Despite his name, the Australian shepherd as we know him today is an American creation, bred and refined by ranchers after World War II. The breed likely originated in Europe, as a herder working alongside Pyrenean shepherds. He was imported into the United States in the 1800s and found favor with Basque shepherds who had arrived from Australia around the same time. Once here, he became a popular and admired herder, capable, sharp and agile of mind.
He does have protective qualities, but these are not to his detriment. As is typical of most herding breeds -- notably German shepherds -- the breed is driven to protect his flock. Any perceived intrusion or threat is met with suspicion and potentially aggression. In a pastoral setting, the threat may be a wolf or a bear. In a domestic context, it could be the mailman. His protective streak drives him to bark at the strange visitors, watch the yard for intruders and keep a close eye on anyone approaching his master or family members while out in public.
The Australian shepherd, as a herder, is among the most intelligent of all dog breeds. Herding requires a sharp mind, so when the original custodians of this breed were selecting specimens for mating, it was the keenest minds that were selected, resulting in a universally intelligent breed group. Other roles, such as guarding or pulling wagons, emphasized strength over smarts, so certain breed groups were bred for brawn.
As well as protectiveness and intelligence, the Australian shepherd is instinctively driven to control movement. He may do this by nipping at the heels of any family member he thinks is deviating from the herd. He is energetic, easily bored and eager to please. For the right type of owner, he is the ideal pet.

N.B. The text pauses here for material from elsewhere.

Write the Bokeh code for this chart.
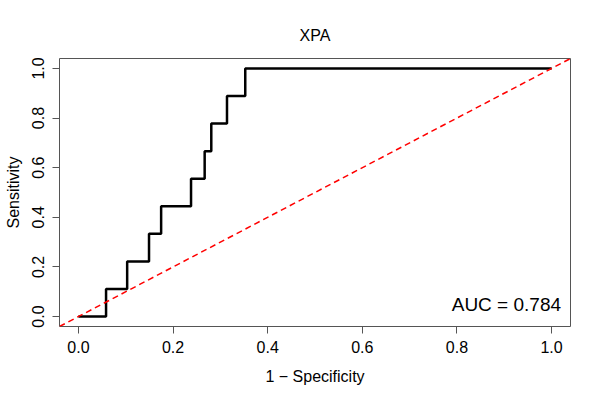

Australian shepherds thrive in stimulating, active environments. They will not happily sit around all day waiting for the fun to start. If there’s nothing going on, they’ll make their own fun. Although they are protective and have guardian instincts, they are not to be relied upon as guard dogs. While they may be ideal as watchdogs -- alerting family members to any unexpected visitors -- they simply do not possess the strength, appearance or courage to tackle an intruder. Combined with a brawnier breed, like a rottweiler, they could form a formidable security duo.